I’ve finally finished Josie’s high school graduation present. I haven’t crocheted an afghan in decades—and I’ve never made one with granny squares. This was enormous fun! What was maybe most fun was that I didn’t have a plan. I did use the afghan below as a model, but you can see that my afghan turned out nothing like the original.
Typically when making something by hand, I plan carefully. I follow a pattern and think hard about how I want it to look and what colors or materials I will use. This blanket was a huge departure for me. I mostly used yarn that I already had, and I did not preplan the size of my granny squares or how they would fit together. Instead of being uniform in size, they are random, and there is even one rectangle that I made to fill in a hole.
I basically went into this project without a clue. As a hyper-planner—or, let’s face it, as a control freak—this felt risky and slightly frightening. I had no idea how it would turn out. Would I even be able to fit these jigsaw pieces of a blanket together? Would I give up and stash it in the attic with the half-done quilt and the advent calendar? And how would these random colors look together? I had no vision in mind. Don’t all the great leaders say you must have a vision if you want to get somewhere?

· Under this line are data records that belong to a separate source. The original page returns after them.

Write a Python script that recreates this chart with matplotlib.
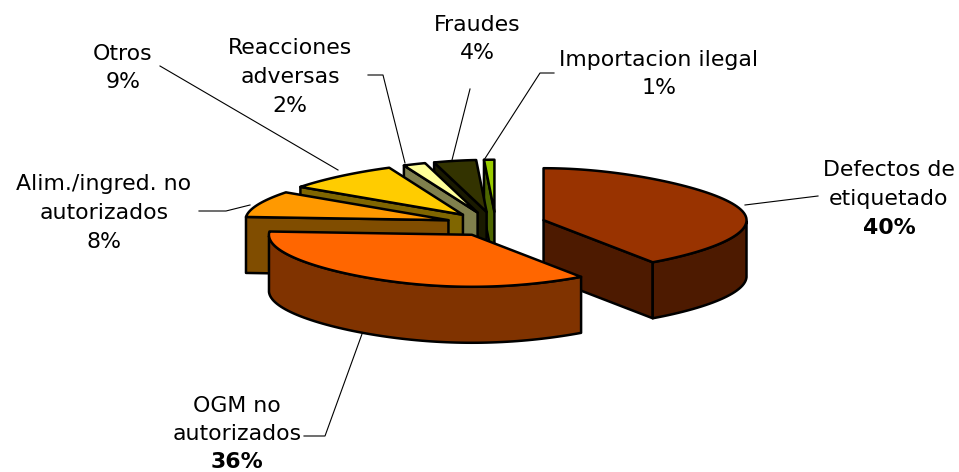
import numpy as np
import matplotlib
matplotlib.use("Agg")
import matplotlib.pyplot as plt
from matplotlib.patches import Polygon

categories = ["Defectos de\netiquetado", "OGM no\nautorizados", "Alim./ingred. no\nautorizados", "Otros",
              "Reacciones\nadversas", "Fraudes", "Importacion ilegal"]
values = [40, 36, 8, 9, 2, 4, 1]
top_colors = ["#993300", "#FF6600", "#FF9900", "#FFCC00", "#FFFF99", "#333300", "#99CC00"]
side_colors = ["#4D1A00", "#803300", "#804D00", "#806600", "#80804D", "#1A1A00", "#4D6600"]
bold_label = [True, True, False, False, False, False, False]

# layout of the pie, in pixels
CX, CY = 496, 224
RX, RY = 203, 52
EX, EY = 50, 12.3
H = 56
TAPER = 0.13
BACK_TAPER = 0.05

fig = plt.figure(figsize=(9.59, 4.72), dpi=100)
ax = fig.add_axes([0, 0, 1, 1])
ax.set_xlim(0, 959)
ax.set_ylim(472, 0)
ax.axis("off")


def pt(theta):
    c = np.cos(theta)
    extra = BACK_TAPER * np.where(c > 0, c ** 2, 0)
    return RX * np.sin(theta) * (1 - TAPER * c ** 2 - extra), -RY * c


def face(points, color, z):
    ax.add_patch(Polygon(points, closed=True, facecolor=color, edgecolor="black",
                         linewidth=1.8, joinstyle="round", zorder=z))


total = sum(values)
edges = np.cumsum([0] + values) / total * 2 * np.pi
# paint from the back of the picture to the front
order = [6, 5, 4, 3, 2, 0, 1]
for z, i in enumerate(order):
    t1, t2 = edges[i], edges[i + 1]
    mid = (t1 + t2) / 2
    ox = CX + EX * np.sin(mid)
    oy = CY - EY * np.cos(mid)
    arc = np.linspace(t1, t2, 80)
    dx, dy = pt(arc)
    px, py = ox + dx, oy + dy
    base = z * 10
    if np.sin(t1) < -1e-6:
        x, y = px[0], py[0]
        face([(ox, oy), (x, y), (x, y + H), (ox, oy + H)], side_colors[i], base + 1)
    if np.sin(t2) > 1e-6:
        x, y = px[-1], py[-1]
        face([(ox, oy), (x, y), (x, y + H), (ox, oy + H)], side_colors[i], base + 1)
    front = np.cos(arc) < 0
    if front.any():
        fx, fy = px[front], py[front]
        face(list(zip(fx, fy)) + list(zip(fx[::-1], fy[::-1] + H)), side_colors[i], base + 2)
    face([(ox, oy)] + list(zip(px, py)), top_colors[i], base + 3)

FS = 15.8
SPACING = 28.5
label_pos = [(889, 199), (237, 434), (104, 213), (123, 68), (290, 77), (477, 39), (659, 74)]
leaders = [
    [(745, 205), (818, 196)],
    [(362, 334), (325, 436), (304, 436)],
    [(250, 205), (226, 211), (199, 211)],
    [(338, 170), (160, 66)],
    [(405, 163), (383, 75), (368, 75)],
    [(452, 160), (470, 89)],
    [(484, 160), (540, 73), (554, 73)],
]
for i, name in enumerate(categories):
    lx, ly = label_pos[i]
    n = name.count("\n") + 1
    lines = name.split("\n") + [f"{values[i]}%"]
    for k, line in enumerate(lines):
        is_pct = k == n
        ax.text(lx, ly + (k - n / 2) * SPACING, line, ha="center", va="center", fontsize=FS,
                family="DejaVu Sans", color="black", zorder=200,
                fontweight="bold" if (is_pct and bold_label[i]) else "normal")
    xs, ys = zip(*leaders[i])
    ax.plot(xs, ys, color="black", lw=0.8, zorder=-1 if i != 1 else 150)

fig.savefig("out.png", dpi=100)
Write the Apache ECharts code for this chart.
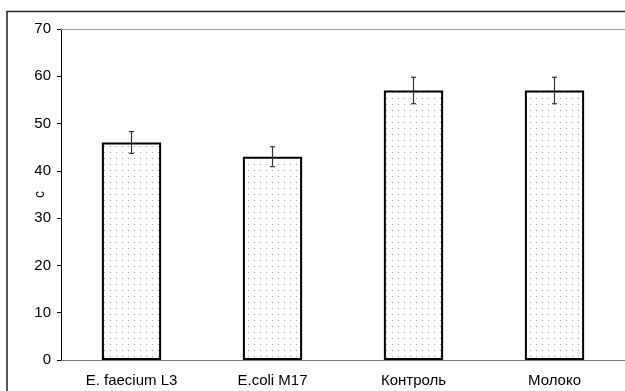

In the end, I let me daughter be the judge. The blanket was intended for her, after all.
You never know how someone will respond to a homemade gift. Will she smile politely and then tuck it in the back of her closet? Will she dutifully display it in her room when I’m around, but then stuff it under the bed when friends are over? I figured out the answer to those questions by working on the afghan in front of Josie without telling her it was meant for her. If she liked it, great. If she didn’t, no problem. I’d keep it myself.
But she liked it. She liked it a lot, and so did Eliza, who I’ve already promised will get her own afghan when she graduates from high school.
I admit I do like the idea of a piece of home sitting with my daughters in their college dorm rooms. It will be a reminder of where they come from and who they are. A reminder that they are loved. And I hope it will remind them to take more risks. To just wing it every now and then. There is a lot of energy wasted in trying to control outcomes. I hope they can figure that out a lot earlier than their old ma.